M: As reações são as mais diversas. Muita gente gosta, mas é impossível agradar todo mundo, até mesmo porque essa nem é minha preocupação. Antes de qualquer pessoa, o artista deve agradar a si com o que está produzindo. Como estou começando ainda a ir pra rua e intervir, até agora foi só elogio, porém a primeira que eu fiz perto de casa, alguém arrancou uma parte do lambe, mas não esquento com isso não. Quando tu vais pra rua, e deixa lá uma contribuição, tudo pode acontecer, e no dia seguinte, podem pintar por cima ou simplesmente retirar mesmo. O próprio tempo é um “agressor” da arte, sendo ela de rua ou não como a chuva, o sol forte e tudo isso torna a arte de rua o que ela é e sempre foi: uma arte efêmera. Tenho total consciência que não ficará pra sempre ali, mas sei que fiz minha parte e é o suficiente pra mim.



Q: E porque a arte de rua?

M: Porque eu acho que todos têm direito de uma cidade mais gostosa/agradável de se viver. Como estudante de arquitetura e urbanismo, vejo a cidade com outros olhos: ela se torna um único organismo vivo, mesmo havendo delimitações nominais entre bairros e comunidades, e as pessoas sendo as “mesmas”, sendo um bairro nobre ou periferia. A arte de rua não vê na cara e muito menos dinheiro/classe social. Se tiver na rua, é pra todo mundo, e no fim das contas, essa noção de público e privado não existe. A cidade é de todos e para todos

Q: A voz da arte de rua continua com poder até mesmo político? Como você avalia?


M: Acredito que sim. Poder mais social do que político, mas claro que muitos artistas usam da arte como artificio de crítica política, não vejo problema nenhum nisso. Só não podemos nos calar, afinal, toda forma protesto é válida. Eu pelo menos tenho uma visão mais social da arte, uma arte que tem poder de transformar pessoas, retirar elas de condições de risco social, etc. Meu trabalho ainda não entrou nesse terreno de críticas políticas. Por enquanto é uma arte bem pessoal/íntima.

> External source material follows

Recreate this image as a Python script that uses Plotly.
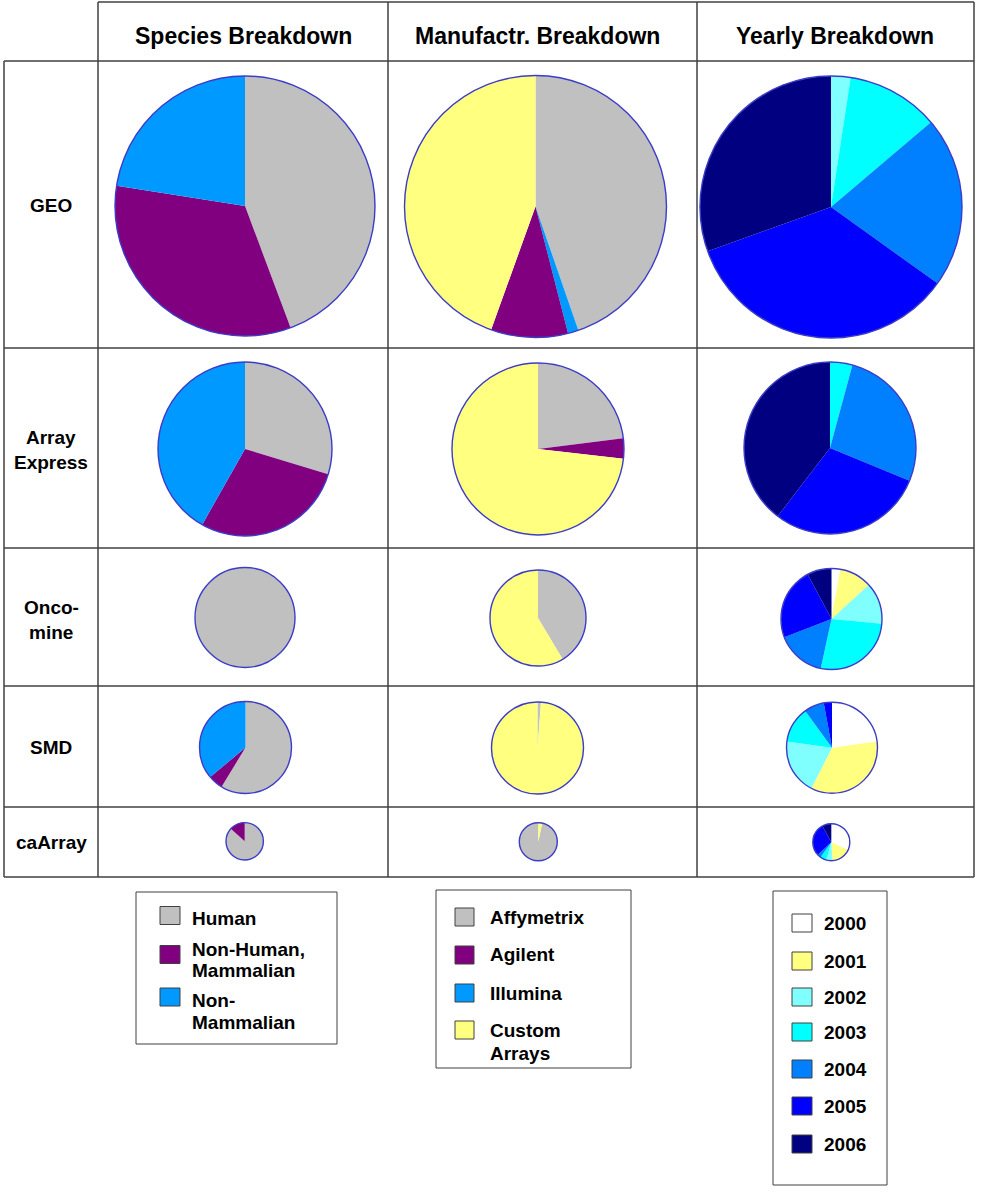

Eu ainda vejo as pessoas muito paradas aqui em Macapá. O cenário da arte aqui ainda está engatinhando. Antes de começar a ir pra rua, eu comecei a estudar a respeito e vi muitos documentários sobre arte de rua, e todos se passavam em São Paulo. Claro que eu não vou comparar uma metrópole como São Paulo com Macapá, mas lá não existem muros brancos. Apesar de nunca ter ido lá, espero ir um dia, mas creio que a realidade seja assim: tudo ocupado por arte e expressões artísticas.    

Isso pra mim significa que lá existem pessoas que não se deixam calar mesmo que venha um prefeito e pinte tudo de cinza (risos).

Macapá é um poço de indignação política e social e infelizmente, muitos se calam e aceitam sofrer em silêncio, mas todos estão revoltados, e os muros ainda continuam brancos... Cabe aqui uma citação do músico Criolo: “Até quando teremos que fazer sala aguardando que os senhores saiam da mesa abastada para que recolhamos as migalhas?

Q: E para aqueles que tem interesse ou vontade de fazer arte nas ruas, o que precisam para dar o primeiro passo?

M: Mete a cara! Arrisca! sério, se você que estiver lendo isso e está com uma ideia na cabeça e tá querendo fazer na rua, vai lá e faz. Não tenha vergonha e muito menos medo. A cidade precisa da sua contribuição. Vejo nas redes sociais muita gente talentosa que ta com ideias incríveis presas em cadernos, coisas que não saem do Instagram/facebook. Se alguém se interessou no que eu disse, só colar junto. 


Pretendo juntar toda essa galera criativa e fazer alguma coisa interessante pela cidade e, quem sabe, pode surgir um coletivo dessa iniciativa. Eu não to sozinho nessa: tenho mais dois amigos me apoiando nisso. O Wellington Moura, acadêmico de artes visuais e o mais novo “integrante”, Igum Djorge, que também é acadêmico de arquitetura e que manda muito bem em aquarela/arte digital, ele já tem muitos trabalhos expostos e ta chegando pra somar com a gente. 

Confesso que fiquei muito surpreso de ser chamado para ser entrevistado, pois já tem um pessoal fazendo arte de rua há mais tempo que eu. Por exemplo, gosto muito do trabalho que o Deejota faz nas ruas com o personagem dele, o José. Tem também minha amiga Maria Eduarda (Duda) que faz incríveis aquarelas em telas, acho que seria ótimo colocar o trabalho dela nas ruas. Tem também a Gabriela Campelo (Campis) que criou um estilo próprio de arte. Eu espero um dia fazer algo memorável com toda essa galera. Fica ai o convite.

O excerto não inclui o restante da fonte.